Week 14 Rankings - LSU Stands As the Lone A-Team, Houlgate Adds a New Wrinkle To the Old System
LSU made their case for the national college football championship so convincingly that it may not matter whether or not the Tigers win the BCS championship game in January 2012. The Tigers defeated the SEC East Division champion Georgia, 42-10 on big plays turned in by star cornerback and kick returner, Tyrann Mathieu, aka 'the Honey Badger.' LSU's victory catapulted them to 43 points in the Houlgate Rankings, 15 more than the nearest challenger, making it virtually impossible for any team to surpass the Tigers after all the bowl games are played.
In addition to LSU's commanding lead at the end of the regular season, the Tiger's also earned the distinction of finishing the season as the only A-grade (undefeated) team. The Houston Cougars, which had been the nation's only other A-team got blown out in the Conference USA championship game by Southern Mississippi, 49-28, thus depriving the Cougars and the Conference USA of representation in a BCS Bowl game.
The nearest challenger, Boise State, tied with Oklahoma State in points, but a new wrinkle to the Houlgate Rankings gave the Broncos a slight edge. The new component to the legacy Houlgate Ranking system factors in a strength of schedule grade point average. John Houlgate, grandson of the system's creator and its keeper described it this way: "The number of ties in the rankings that kept coming up, even at this late stage of the football season concerned me. I wanted to see more distinction between the teams, so I came up with a battery of tie-breaking factors.
"The first factor is a 'Strength-of-Schedule Grade Point Average' (SOS GPA). We take the grades of a team's opponents and assign a number to them, just like we do when we allocate ranking points, except in this case, we sum the numbers and derive an average. It's very similar to getting a student's grade point average. We get the average Grade points of a team's opponents and if there is a tie between two teams that have the same grade, then we look at the Strength-Of-Schedule GPA and whichever team has the higher GPA, gets the higher ranking."
In the case of Boise State versus Oklahoma State, it turned out that both teams tied again on the SOS GPA.
"We found there were some ties broken by the SOS GPA, but there were still many ties remaining," Houlgate said. "Then we looked at some other ways to break the ties and came up with a 'field score differential.' If two teams have the same number of points, same number of losses and same strength of schedule gpa, we then check to see if these teams have played each other and if they did, we rank the winner higher than the loser.
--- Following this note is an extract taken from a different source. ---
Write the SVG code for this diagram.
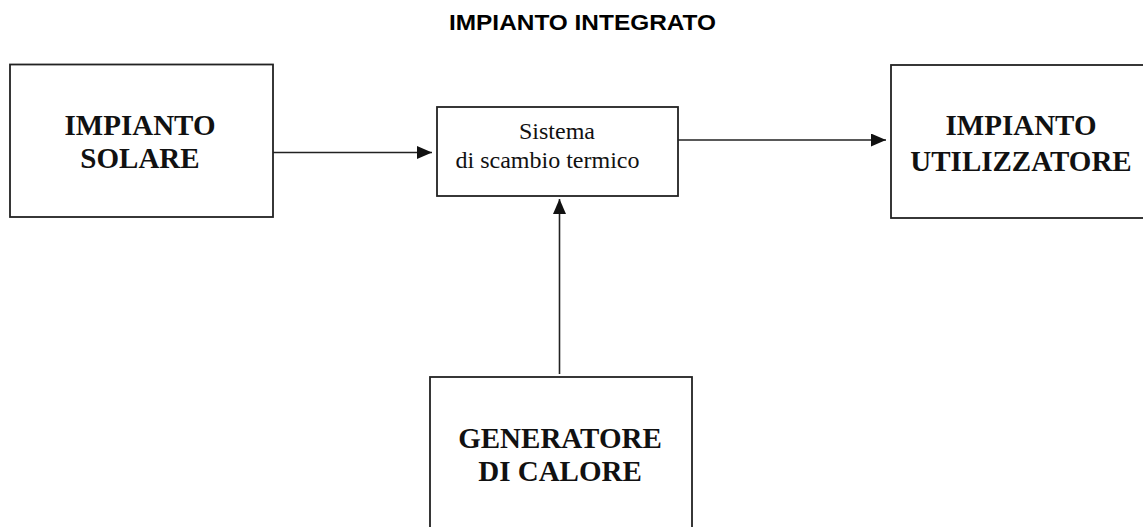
<svg xmlns="http://www.w3.org/2000/svg" width="1143" height="527" viewBox="0 0 1143 527">
<style>
.box{fill:#fff;stroke:#222;stroke-width:1.8}
.big{font-family:"Liberation Serif","Times New Roman",serif;font-weight:bold;font-size:29px;fill:#111;text-anchor:middle}
.small{font-family:"Liberation Serif","Times New Roman",serif;font-size:24px;fill:#111;text-anchor:middle}
.title{font-family:"Liberation Sans",Arial,sans-serif;font-weight:bold;font-size:22px;fill:#000}
.conn{stroke:#222;stroke-width:1.6;fill:none}
</style>
<defs>
<marker id="arr" markerWidth="15" markerHeight="13" refX="15" refY="6.5" orient="auto" markerUnits="userSpaceOnUse">
<path d="M0,0 L15,6.5 L0,13 Z" fill="#111"/>
</marker>
</defs>
<text class="title" x="449" y="30" textLength="267" lengthAdjust="spacingAndGlyphs">IMPIANTO INTEGRATO</text>
<g id="solare">
<rect class="box" x="10" y="64.5" width="263" height="152.5"/>
<text class="big" x="140" y="135">IMPIANTO</text>
<text class="big" x="140" y="168">SOLARE</text>
</g>
<g id="scambio">
<rect class="box" x="437" y="107" width="241" height="89"/>
<text class="small" x="557" y="139">Sistema</text>
<text class="small" x="547.5" y="168">di scambio termico</text>
</g>
<g id="utilizzatore">
<rect class="box" x="891" y="65" width="260" height="153"/>
<text class="big" x="1021" y="135">IMPIANTO</text>
<text class="big" x="1021" y="170.5">UTILIZZATORE</text>
</g>
<g id="generatore">
<rect class="box" x="430" y="377" width="262" height="160"/>
<text class="big" x="560" y="448">GENERATORE</text>
<text class="big" x="560" y="480.5">DI CALORE</text>
</g>
<g id="connectors">
<line class="conn" x1="273" y1="152.5" x2="432" y2="152.5" marker-end="url(#arr)"/>
<line class="conn" x1="678" y1="140" x2="886" y2="140" marker-end="url(#arr)"/>
<line class="conn" x1="559.5" y1="374" x2="559.5" y2="199" marker-end="url(#arr)"/>
</g>
</svg>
If that game didn't take place, we then derive the difference between what a team scored in all their games on the field and what was scored against them."
The Field Score Differential (FSD) between Boise State and Oklahoma State firmly put Boise State in the lead. Boise's differential exceeded Oklahoma State's, 300-282, earning the Broncos the number 2 ranking and placing the Cowboys in third.
Well, what happens if there are two teams that have the same points, same letter grade, same SOS_GPA, never played each other and have the same FSD? "It's a very remote possibility that that can happen," said Houlgate. "However, it did happen this week! Iowa and California tied each other on all those fronts, including the FSD. Both had tied for 49th place, with -12 ranking points, both were "F" teams, both had SOS_GPAs of 2.75 and both had FSDs of 65 points!
"I resolved that by taking the differences of their total yards gained by offense and kick returns and total yards given up by defense and kicks returned against them. Cal beat Iowa with 528 yards to a minus 335. Cal got 49th place and Iowa took 50th."
So in week 14, the Houlgate Rankings show every team in a distinct position.
"I don't plan to do this every week next season." Houlgate added. "It takes a lot of time to drill down this far, but I believe it's only fair to break up these ties and assign distinctive rankings to every team. I don't know if my grandfather would have approved, but these tie breakers are based on performance outcomes. We leave the essential elements of the ranking system intact - the points and letter grades. We still adhere to the principle of strength of schedule. It's only when we have ties at the end of the season that apply the tie breakers."